Take each line containing "chart" and report it exactly as written.

**Data:**
○ ○ ○ ○ ○

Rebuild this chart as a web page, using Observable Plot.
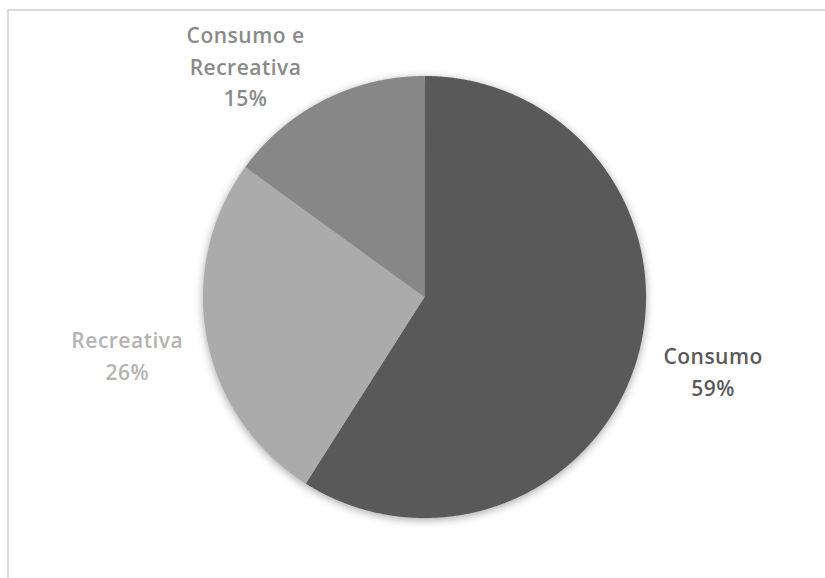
<!DOCTYPE html>
<html>
<head>
<meta charset="utf-8">
<script src="https://cdn.jsdelivr.net/npm/d3@7"></script>
<script src="https://cdn.jsdelivr.net/npm/@observablehq/plot@0.6"></script>
<style>
  html, body { margin: 0; padding: 0; background: #fff; }
  #wrap { position: relative; width: 825px; height: 578px; overflow: hidden; }
  #frame { position: absolute; left: 7px; top: 9px; width: 900px; height: 700px;
           border: 2px solid #dadada; box-sizing: border-box; pointer-events: none; }
  #chart { position: absolute; left: 0; top: 0; }
  .pie-slices { filter: drop-shadow(0px 2px 4px rgba(0,0,0,0.35)); }
</style>
</head>
<body>
<div id="wrap"><div id="chart"></div><div id="frame"></div></div>
<script>
// Data
const categories = ["Consumo", "Recreativa", "Consumo e Recreativa"];
const values = [59, 26, 15];
const labelTexts = ["Consumo\n59%", "Recreativa\n26%", "Consumo e\nRecreativa\n15%"];

// Styles
const sliceColors = ["#595959", "#ababab", "#878787"];
const labelColors = ["#5a5a5a", "#b3b3b3", "#8a8a8a"];
// label placement: radius factor and angle shift (degrees) relative to slice mid-angle
const labelRadius = [1.344, 1.366, 1.327];
const labelShift = [-2, 0, -10.5];

const rows = categories.map((c, i) => ({name: c, value: values[i]}));
const arcs = d3.pie().sort(null).value(d => d.value)(rows);

// polygon outline for each slice, in unit coordinates
const pts = [];
arcs.forEach(a => {
  const name = a.data.name;
  pts.push({name, x: 0, y: 0});
  const n = Math.max(2, Math.ceil((a.endAngle - a.startAngle) / 0.005));
  for (let k = 0; k <= n; k++) {
    const t = a.startAngle + (a.endAngle - a.startAngle) * k / n;
    pts.push({name, x: Math.sin(t), y: Math.cos(t)});
  }
  pts.push({name, x: 0, y: 0});
});

const labels = arcs.map((a, i) => {
  const mid = (a.startAngle + a.endAngle) / 2 + labelShift[i] * Math.PI / 180;
  return {
    name: a.data.name,
    text: labelTexts[i],
    color: labelColors[i],
    x: labelRadius[i] * Math.sin(mid),
    y: labelRadius[i] * Math.cos(mid)
  };
});

const plot = Plot.plot({
  width: 825,
  height: 578,
  margin: 0,
  x: {domain: [-1, 1], range: [202.5, 645.5], axis: null},
  y: {domain: [-1, 1], range: [517.5, 75.5], axis: null},
  color: {domain: categories, range: sliceColors},
  style: {background: "transparent"},
  marks: [
    Plot.line(pts, {x: "x", y: "y", z: "name", fill: "name", stroke: "none", curve: "linear", className: "pie-slices"}),
    Plot.text(labels, {
      x: "x", y: "y", text: "text", fill: "color",
      fontSize: 21, fontWeight: 600, fontFamily: "'Open Sans', sans-serif",
      lineHeight: 1.52, lineAnchor: "middle", textAnchor: "middle"
    })
  ]
});
d3.select(plot).selectAll("g[aria-label='line']").attr("class", "pie-slices");
d3.select(plot).selectAll("g[aria-label='text'] text").style("letter-spacing", "0.5px");
document.getElementById("chart").appendChild(plot);
</script>
</body>
</html>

○ ○ ○ ○ ○

**Task answer:**
Rebuild this chart as a web page, using Observable Plot.
  #chart { position: absolute; left: 0; top: 0; }
<div id="wrap"><div id="chart"></div><div id="frame"></div></div>
document.getElementById("chart").appendChild(plot);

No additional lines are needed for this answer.